Records with drawing code
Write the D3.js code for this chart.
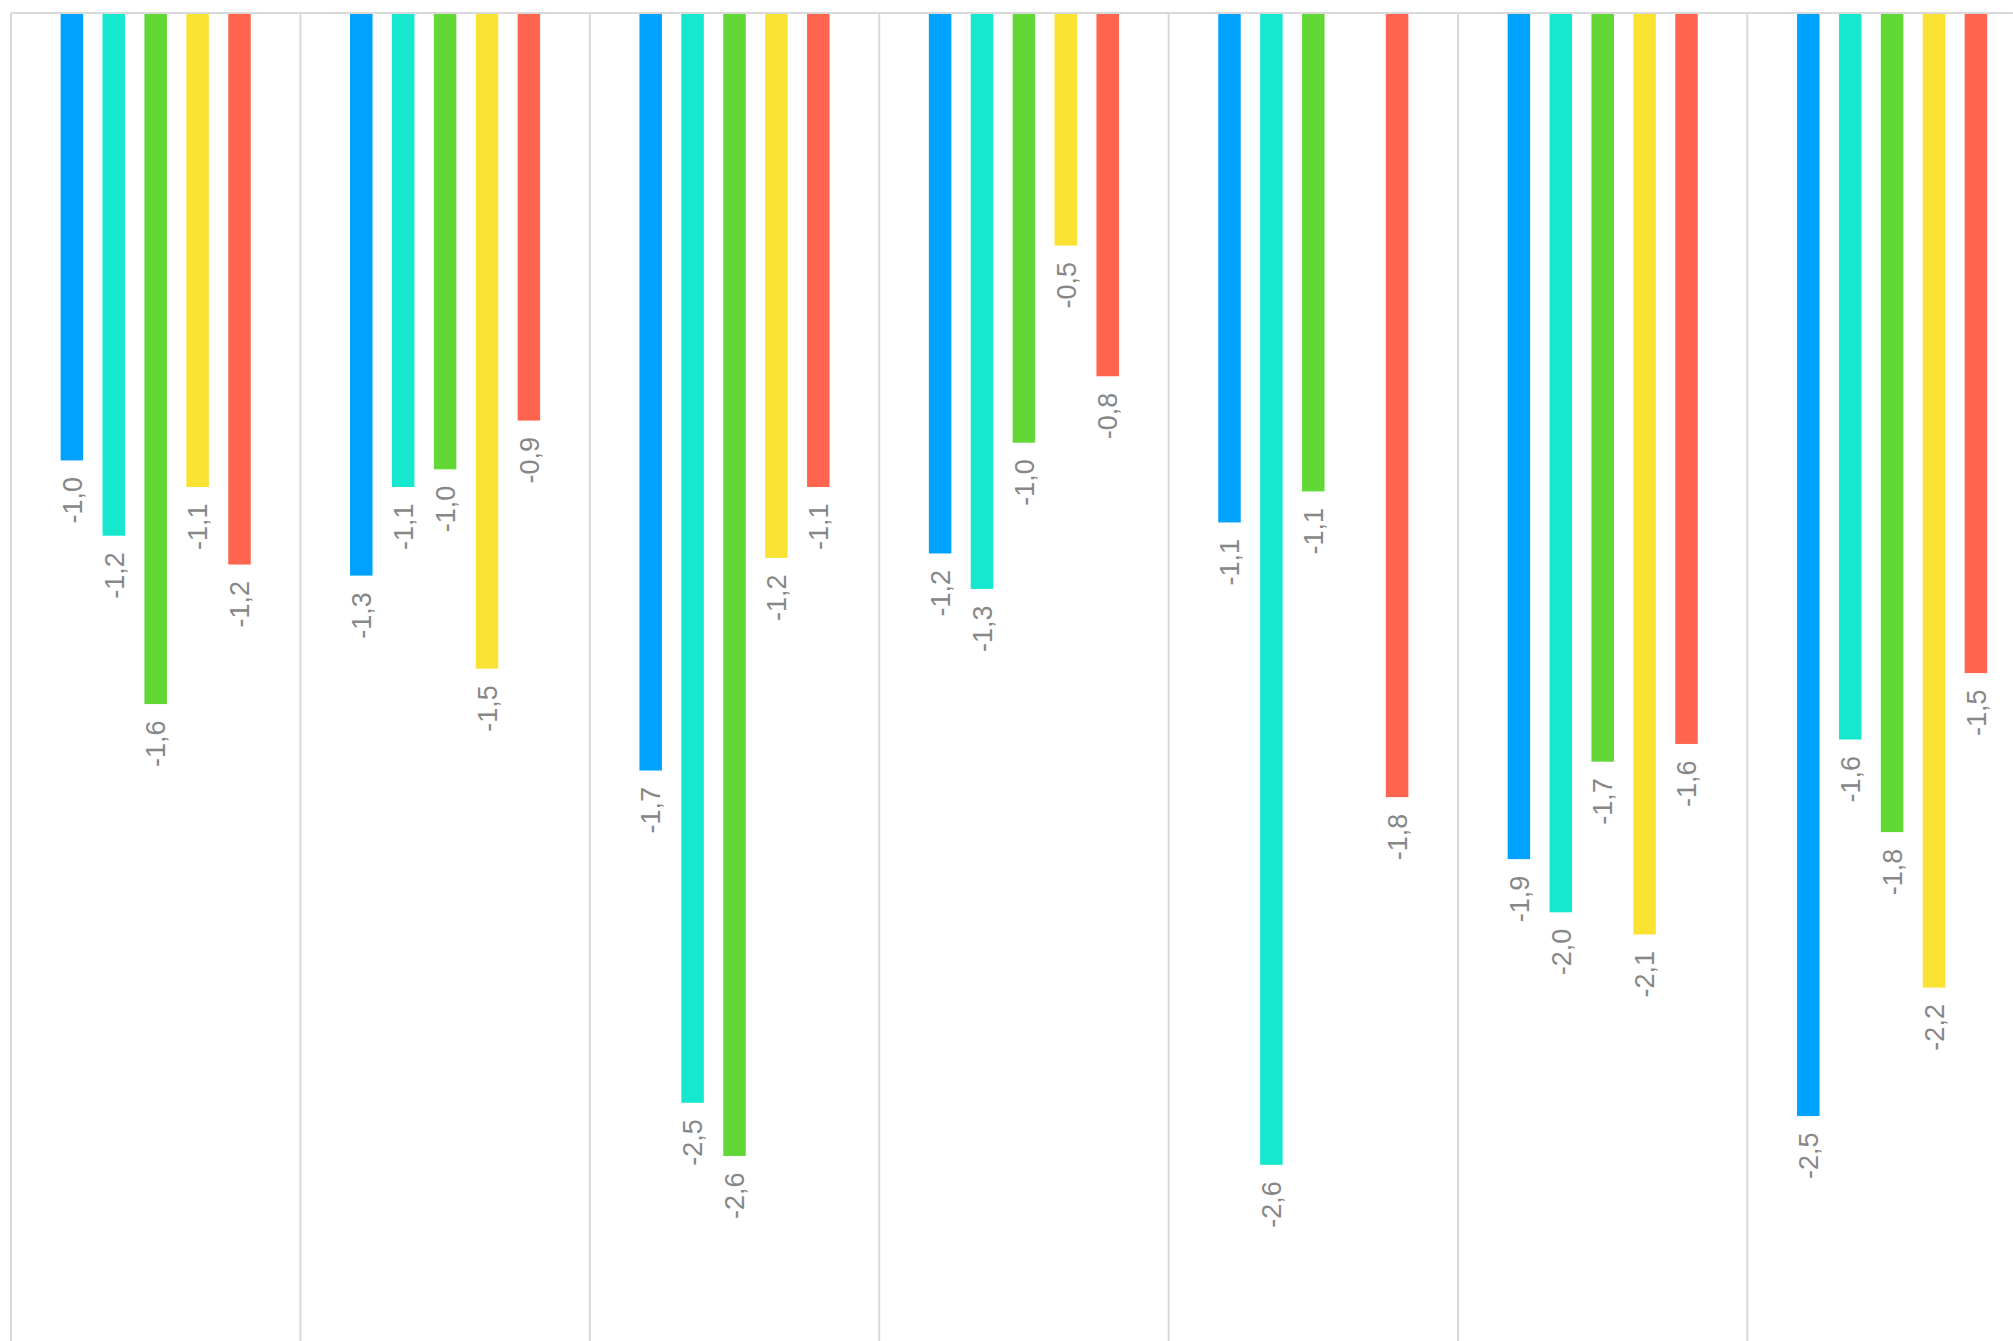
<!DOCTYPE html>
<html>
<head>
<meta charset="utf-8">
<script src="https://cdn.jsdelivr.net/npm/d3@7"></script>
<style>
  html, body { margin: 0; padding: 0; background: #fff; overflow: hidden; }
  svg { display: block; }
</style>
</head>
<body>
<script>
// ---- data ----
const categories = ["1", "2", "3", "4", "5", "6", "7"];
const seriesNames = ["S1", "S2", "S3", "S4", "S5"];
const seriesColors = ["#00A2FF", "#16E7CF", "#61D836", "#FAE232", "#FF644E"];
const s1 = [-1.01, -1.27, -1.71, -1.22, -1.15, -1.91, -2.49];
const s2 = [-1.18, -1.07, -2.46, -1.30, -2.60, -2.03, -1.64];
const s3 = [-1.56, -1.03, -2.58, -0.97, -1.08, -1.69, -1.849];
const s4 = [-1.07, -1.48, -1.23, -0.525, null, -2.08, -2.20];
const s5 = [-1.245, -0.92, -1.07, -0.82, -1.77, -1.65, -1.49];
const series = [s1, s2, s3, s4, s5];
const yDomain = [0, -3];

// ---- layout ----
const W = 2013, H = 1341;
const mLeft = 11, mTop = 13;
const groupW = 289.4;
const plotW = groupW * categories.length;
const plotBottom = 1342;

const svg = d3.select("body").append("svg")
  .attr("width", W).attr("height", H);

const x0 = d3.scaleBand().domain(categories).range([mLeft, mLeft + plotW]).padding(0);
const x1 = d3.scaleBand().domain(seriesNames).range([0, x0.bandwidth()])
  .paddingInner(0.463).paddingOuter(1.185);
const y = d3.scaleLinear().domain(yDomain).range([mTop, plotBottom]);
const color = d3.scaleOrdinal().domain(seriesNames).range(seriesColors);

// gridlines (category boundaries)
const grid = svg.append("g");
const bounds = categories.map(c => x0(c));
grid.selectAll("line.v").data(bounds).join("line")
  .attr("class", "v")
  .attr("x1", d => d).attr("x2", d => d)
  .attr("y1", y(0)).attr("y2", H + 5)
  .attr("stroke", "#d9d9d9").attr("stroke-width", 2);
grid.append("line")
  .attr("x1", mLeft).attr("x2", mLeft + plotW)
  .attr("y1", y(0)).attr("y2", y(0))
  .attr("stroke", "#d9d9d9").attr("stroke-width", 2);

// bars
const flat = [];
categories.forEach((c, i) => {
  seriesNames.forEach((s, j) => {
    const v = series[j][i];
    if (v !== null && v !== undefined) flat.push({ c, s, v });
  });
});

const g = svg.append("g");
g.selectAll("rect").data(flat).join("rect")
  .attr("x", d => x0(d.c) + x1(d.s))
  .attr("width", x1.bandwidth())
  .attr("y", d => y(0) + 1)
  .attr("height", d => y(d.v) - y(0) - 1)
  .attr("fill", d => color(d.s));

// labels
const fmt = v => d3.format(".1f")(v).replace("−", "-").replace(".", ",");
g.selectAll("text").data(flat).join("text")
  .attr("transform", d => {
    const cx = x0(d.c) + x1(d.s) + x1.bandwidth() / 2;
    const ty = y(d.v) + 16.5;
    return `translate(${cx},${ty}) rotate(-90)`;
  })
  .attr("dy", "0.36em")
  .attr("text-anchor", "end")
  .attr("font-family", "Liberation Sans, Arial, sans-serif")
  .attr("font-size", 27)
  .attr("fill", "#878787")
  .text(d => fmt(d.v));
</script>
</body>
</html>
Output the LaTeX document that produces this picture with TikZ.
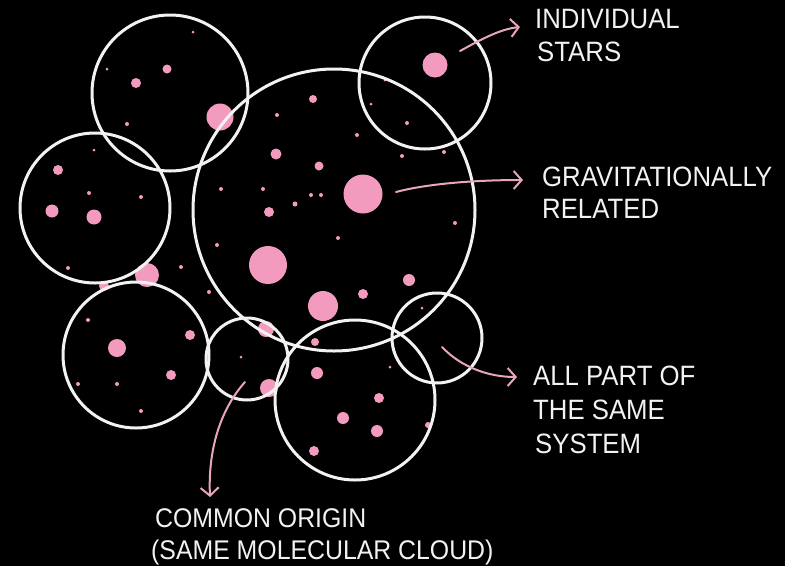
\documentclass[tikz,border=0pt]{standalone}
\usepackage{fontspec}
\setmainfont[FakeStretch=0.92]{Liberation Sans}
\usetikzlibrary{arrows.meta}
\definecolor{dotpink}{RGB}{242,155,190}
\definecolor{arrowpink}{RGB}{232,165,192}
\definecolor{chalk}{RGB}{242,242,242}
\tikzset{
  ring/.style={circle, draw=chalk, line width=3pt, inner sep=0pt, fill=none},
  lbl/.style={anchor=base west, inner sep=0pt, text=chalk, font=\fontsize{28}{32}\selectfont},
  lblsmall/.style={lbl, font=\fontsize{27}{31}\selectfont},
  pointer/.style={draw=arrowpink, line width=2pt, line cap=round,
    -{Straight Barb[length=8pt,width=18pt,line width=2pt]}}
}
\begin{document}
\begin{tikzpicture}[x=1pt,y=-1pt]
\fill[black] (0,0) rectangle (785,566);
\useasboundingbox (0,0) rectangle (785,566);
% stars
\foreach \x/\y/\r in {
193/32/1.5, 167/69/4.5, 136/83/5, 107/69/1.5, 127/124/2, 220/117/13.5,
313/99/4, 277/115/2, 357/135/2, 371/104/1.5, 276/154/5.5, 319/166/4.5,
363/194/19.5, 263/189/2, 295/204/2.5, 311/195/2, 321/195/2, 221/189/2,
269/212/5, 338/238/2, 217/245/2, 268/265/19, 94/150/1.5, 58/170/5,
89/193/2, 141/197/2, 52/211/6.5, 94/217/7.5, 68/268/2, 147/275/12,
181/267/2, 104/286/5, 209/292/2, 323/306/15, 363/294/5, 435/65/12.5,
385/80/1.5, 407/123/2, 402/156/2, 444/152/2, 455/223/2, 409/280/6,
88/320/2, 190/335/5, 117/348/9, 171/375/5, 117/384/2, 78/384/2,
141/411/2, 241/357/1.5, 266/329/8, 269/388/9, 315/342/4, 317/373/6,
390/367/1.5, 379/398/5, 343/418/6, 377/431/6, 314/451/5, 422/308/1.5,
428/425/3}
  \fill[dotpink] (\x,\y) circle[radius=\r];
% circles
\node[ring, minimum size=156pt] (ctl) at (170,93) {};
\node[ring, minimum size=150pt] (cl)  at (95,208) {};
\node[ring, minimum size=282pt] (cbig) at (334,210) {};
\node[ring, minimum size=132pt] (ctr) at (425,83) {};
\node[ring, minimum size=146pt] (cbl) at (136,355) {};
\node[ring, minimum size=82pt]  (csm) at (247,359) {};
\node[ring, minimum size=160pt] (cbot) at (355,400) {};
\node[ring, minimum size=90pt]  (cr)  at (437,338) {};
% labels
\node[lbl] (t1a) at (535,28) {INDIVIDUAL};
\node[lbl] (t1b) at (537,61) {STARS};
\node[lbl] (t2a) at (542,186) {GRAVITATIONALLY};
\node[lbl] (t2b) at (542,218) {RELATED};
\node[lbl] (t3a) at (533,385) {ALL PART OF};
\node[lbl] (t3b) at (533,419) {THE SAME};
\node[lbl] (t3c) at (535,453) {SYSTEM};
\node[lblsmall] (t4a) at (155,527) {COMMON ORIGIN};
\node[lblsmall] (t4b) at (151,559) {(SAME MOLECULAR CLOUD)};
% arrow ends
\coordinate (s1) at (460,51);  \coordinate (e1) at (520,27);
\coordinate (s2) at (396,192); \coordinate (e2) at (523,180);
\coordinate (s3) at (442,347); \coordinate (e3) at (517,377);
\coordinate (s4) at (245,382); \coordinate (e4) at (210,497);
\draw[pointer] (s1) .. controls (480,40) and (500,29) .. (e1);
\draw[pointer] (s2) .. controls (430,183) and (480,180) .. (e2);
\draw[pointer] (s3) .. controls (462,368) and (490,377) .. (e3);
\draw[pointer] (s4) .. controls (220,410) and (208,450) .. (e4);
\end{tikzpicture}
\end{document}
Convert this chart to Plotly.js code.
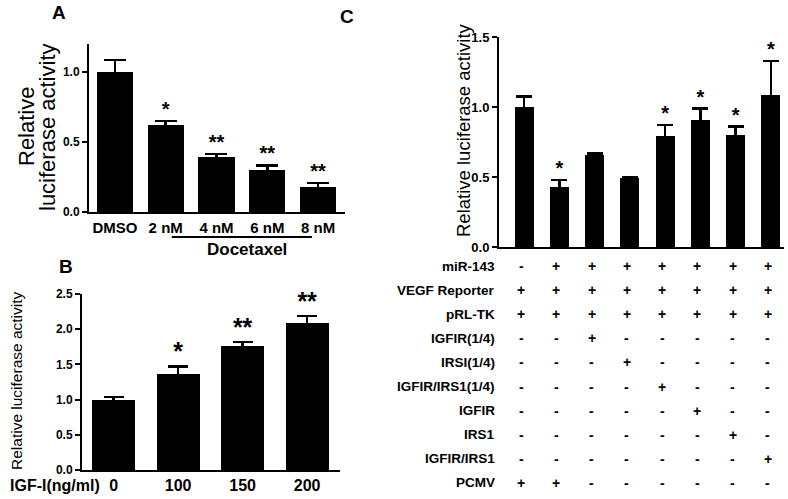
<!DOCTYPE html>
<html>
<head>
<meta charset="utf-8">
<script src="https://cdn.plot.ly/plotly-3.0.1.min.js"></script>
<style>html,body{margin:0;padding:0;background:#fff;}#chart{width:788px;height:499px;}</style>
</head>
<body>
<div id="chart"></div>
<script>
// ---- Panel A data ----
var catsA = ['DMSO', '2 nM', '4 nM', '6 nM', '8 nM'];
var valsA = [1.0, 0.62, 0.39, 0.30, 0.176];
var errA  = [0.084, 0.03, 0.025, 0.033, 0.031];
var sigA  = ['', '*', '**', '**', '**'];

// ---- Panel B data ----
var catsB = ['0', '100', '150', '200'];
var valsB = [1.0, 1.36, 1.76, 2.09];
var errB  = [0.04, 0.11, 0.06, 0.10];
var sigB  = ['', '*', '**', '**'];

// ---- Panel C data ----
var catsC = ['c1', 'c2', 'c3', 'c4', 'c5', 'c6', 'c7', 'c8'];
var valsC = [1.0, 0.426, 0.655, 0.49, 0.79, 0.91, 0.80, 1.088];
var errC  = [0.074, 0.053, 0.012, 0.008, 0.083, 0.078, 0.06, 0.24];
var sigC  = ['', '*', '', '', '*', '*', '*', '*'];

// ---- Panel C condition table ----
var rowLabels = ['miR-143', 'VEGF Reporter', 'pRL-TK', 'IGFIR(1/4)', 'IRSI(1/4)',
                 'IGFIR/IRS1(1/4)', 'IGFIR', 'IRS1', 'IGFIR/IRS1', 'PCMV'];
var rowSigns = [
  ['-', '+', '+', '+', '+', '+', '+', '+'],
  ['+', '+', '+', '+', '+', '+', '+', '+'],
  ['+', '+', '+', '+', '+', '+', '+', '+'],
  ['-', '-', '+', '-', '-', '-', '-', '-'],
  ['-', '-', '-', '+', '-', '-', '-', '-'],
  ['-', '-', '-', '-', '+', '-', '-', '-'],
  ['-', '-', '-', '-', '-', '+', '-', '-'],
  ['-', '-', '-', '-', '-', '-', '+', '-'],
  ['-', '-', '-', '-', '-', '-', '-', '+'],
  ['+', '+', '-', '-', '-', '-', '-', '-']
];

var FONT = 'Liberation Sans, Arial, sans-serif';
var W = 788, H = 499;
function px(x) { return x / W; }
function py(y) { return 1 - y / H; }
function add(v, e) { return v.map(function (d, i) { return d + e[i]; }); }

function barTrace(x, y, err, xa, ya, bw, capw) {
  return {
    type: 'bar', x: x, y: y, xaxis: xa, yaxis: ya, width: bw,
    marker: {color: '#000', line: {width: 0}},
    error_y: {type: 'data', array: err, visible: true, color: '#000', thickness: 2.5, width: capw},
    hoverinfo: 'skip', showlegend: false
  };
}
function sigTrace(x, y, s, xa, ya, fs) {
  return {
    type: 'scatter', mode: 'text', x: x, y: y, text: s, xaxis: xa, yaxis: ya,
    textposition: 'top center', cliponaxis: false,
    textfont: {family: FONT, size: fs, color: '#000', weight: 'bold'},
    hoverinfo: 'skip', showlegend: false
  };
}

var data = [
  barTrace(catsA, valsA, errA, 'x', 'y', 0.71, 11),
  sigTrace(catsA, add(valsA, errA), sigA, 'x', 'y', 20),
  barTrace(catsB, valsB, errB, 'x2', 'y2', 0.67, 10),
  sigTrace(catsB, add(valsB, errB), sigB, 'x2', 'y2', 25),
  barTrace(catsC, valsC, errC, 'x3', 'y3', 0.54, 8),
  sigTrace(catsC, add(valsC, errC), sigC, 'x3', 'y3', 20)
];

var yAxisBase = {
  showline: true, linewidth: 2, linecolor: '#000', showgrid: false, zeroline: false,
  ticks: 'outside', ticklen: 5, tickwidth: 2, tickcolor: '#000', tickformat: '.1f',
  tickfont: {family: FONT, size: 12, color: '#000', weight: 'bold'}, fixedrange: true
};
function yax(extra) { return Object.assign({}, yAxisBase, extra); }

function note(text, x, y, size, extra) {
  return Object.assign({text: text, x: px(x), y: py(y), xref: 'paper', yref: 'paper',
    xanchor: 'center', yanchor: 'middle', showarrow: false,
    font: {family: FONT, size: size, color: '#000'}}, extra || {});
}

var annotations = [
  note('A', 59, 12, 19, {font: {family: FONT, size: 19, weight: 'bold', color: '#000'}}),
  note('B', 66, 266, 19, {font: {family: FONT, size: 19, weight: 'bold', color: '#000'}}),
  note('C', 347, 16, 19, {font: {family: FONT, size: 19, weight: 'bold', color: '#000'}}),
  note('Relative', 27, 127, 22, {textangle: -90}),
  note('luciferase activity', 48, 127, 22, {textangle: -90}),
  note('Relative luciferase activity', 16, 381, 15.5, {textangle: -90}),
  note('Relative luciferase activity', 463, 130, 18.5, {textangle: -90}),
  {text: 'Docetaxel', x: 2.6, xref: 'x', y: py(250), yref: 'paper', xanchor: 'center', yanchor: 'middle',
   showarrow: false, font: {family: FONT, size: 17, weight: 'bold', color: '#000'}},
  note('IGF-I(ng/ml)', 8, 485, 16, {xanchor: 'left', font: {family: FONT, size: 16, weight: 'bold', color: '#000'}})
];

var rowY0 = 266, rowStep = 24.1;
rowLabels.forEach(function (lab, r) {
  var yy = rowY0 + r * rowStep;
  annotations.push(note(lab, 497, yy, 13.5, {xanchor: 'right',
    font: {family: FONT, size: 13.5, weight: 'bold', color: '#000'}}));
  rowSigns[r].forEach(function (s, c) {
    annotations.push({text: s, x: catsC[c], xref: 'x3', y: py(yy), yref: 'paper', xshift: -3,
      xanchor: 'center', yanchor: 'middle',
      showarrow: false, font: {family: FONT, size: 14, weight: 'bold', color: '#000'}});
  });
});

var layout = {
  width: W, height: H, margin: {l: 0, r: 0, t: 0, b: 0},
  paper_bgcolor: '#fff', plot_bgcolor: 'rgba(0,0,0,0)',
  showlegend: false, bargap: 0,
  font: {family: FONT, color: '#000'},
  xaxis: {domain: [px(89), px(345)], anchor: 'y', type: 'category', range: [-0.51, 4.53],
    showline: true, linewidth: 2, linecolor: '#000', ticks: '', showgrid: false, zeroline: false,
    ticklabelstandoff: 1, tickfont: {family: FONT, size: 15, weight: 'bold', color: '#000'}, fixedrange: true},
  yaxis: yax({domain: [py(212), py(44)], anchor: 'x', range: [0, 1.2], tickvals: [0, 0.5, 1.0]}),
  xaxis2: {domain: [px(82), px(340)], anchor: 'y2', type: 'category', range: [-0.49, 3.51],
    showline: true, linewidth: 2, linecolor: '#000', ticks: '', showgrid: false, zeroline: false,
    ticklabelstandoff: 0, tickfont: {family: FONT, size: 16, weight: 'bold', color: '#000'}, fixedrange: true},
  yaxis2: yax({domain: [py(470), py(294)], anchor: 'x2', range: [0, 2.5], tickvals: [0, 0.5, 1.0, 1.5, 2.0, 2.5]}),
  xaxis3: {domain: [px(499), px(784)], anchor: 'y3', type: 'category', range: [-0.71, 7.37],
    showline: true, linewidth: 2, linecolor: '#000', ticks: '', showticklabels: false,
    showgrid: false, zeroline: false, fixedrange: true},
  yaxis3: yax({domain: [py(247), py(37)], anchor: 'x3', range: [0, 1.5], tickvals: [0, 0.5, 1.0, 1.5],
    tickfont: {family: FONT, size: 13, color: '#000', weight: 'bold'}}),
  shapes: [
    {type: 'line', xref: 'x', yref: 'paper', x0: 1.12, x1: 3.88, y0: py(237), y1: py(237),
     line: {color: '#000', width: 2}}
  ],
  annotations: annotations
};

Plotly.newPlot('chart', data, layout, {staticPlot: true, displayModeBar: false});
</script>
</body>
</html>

* _Problem description_
Tally every line of the data that holds the word "this" and write the count alone.

* _Response to the exercise_
3